Zieke werknemer heeft recht op een billijke vergoeding van EUR 55.000 vanwege inzet van een recherchebureau

recherche

Zieke werknemer heeft recht op een billijke vergoeding van EUR 55.000 vanwege inzet van een recherchebureau

De werknemer was sinds 7 april 2003 in dienst bij de werkgever als schilder. Vanwege toenemende schouderklachten verzocht de werknemer zijn werkgever in februari 2019 of hij een dag minder kon gaan werken. Hoewel de werkgever hiermee instemde, heeft hij de ingangsdatum daarvan driemaal eenzijdig gewijzigd. Op 18 november 2019 meldde de werknemer zich ziek, vanwege een schouderontsteking.

Begin 2020 heeft de werkgever de werknemer meermaals opgeroepen om passende werkzaamheden te verrichten. De bedrijfsarts oordeelde dat de werknemer hier niet toe in staat was. Ook heeft de werkgever een voorstel gedaan tot beëindiging van de arbeidsovereenkomst, waar de werknemer niet mee instemde.

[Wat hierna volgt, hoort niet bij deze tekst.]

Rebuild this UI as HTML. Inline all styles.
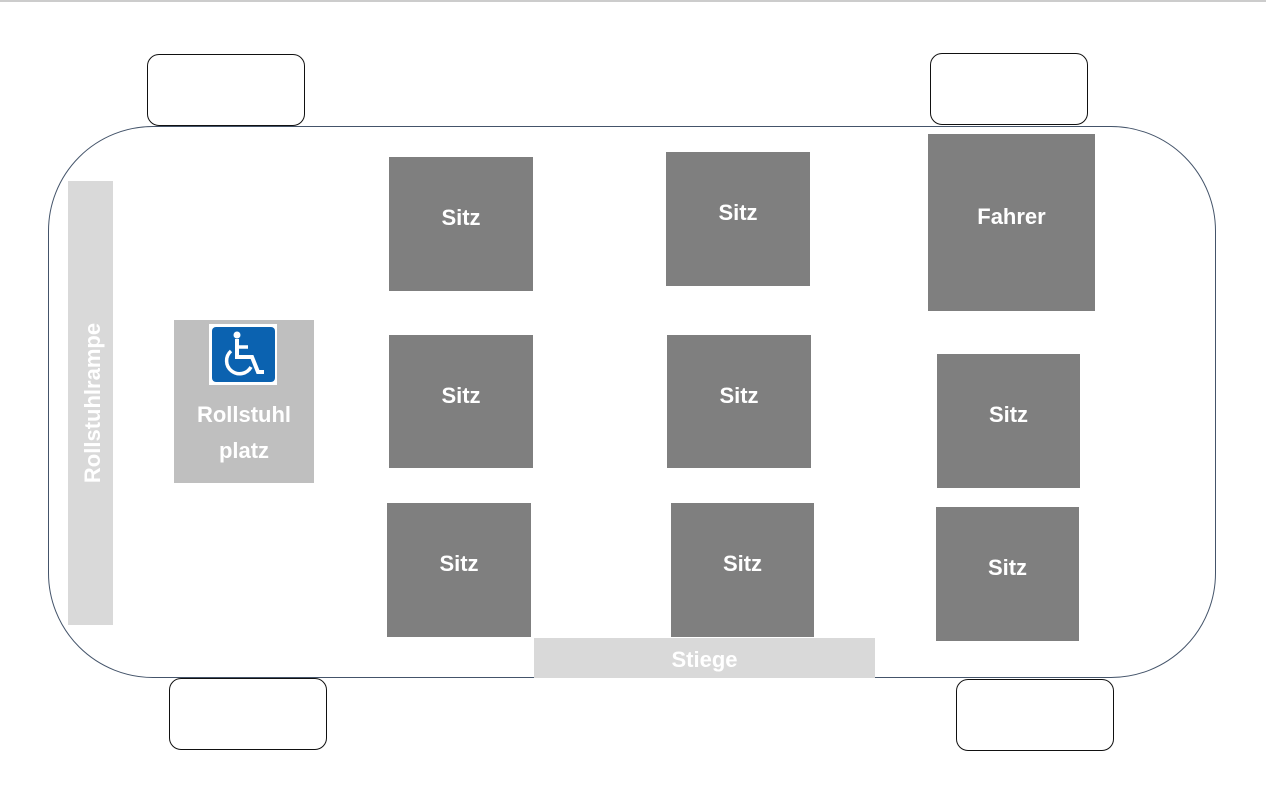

In de zomer van 2020 werd de werkgever door collega’s op de hoogte gesteld van geruchten inhoudende dat de werknemer tijdens zijn ziekteperiode (na zijn schouderoperatie) thuis werkzaamheden zou uitvoeren. Vervolgens schakelde de werkgever een recherchebureau in om de werknemer thuis te laten observeren. Op 30 september 2020 ontving de werknemer een officiële waarschuwing.

Op 24 oktober 2020 stelde de bedrijfsarts vast dat sprake was van een complexe verzuimsituatie en een arbeidsconflict. Daarom werd mediation geadviseerd. Op 19 november 2021 werd aan de werknemer een WIA-uitkering toegekend. Op 30 april 2022 heeft de werkgever de arbeidsovereenkomst van de werknemer met toestemming van het UWV opgezegd.

De werknemer verzocht de kantonrechter om toekenning van een billijke vergoeding en immateriële schadevergoeding.

Recherchebureau
De kantonrechter stelde voorop dat het inzetten van een recherchebureau een vergaand middel is dat niet lichtvaardig mag worden ingezet. Het (doen) controleren van een werknemer buiten zijn medeweten is slechts gerechtvaardigd, indien sprake is van zeer bijzondere omstandigheden. Daarbij dienen ernstige verdenkingen te zijn gerezen met betrekking tot ernstige overtredingen, die onderzoek buiten de werknemer om noodzakelijk maken. Daar was in dit geval geen sprake van, zodat de inzet van het bureau volstrekt buitenproportioneel was. Dit leverde een ernstige inbreuk op de persoonlijke levenssfeer van de werknemer op.

Officiële waarschuwing
De officiële waarschuwing die volgde op de inzet van het recherchebureau heeft bij de werknemer een grote vertrouwensbreuk veroorzaakt. Daarnaast heeft dit de al bestaande psychische klachten van de werknemer aanzienlijk verergerd. De werkgever heeft ernstig verwijtbaar gehandeld.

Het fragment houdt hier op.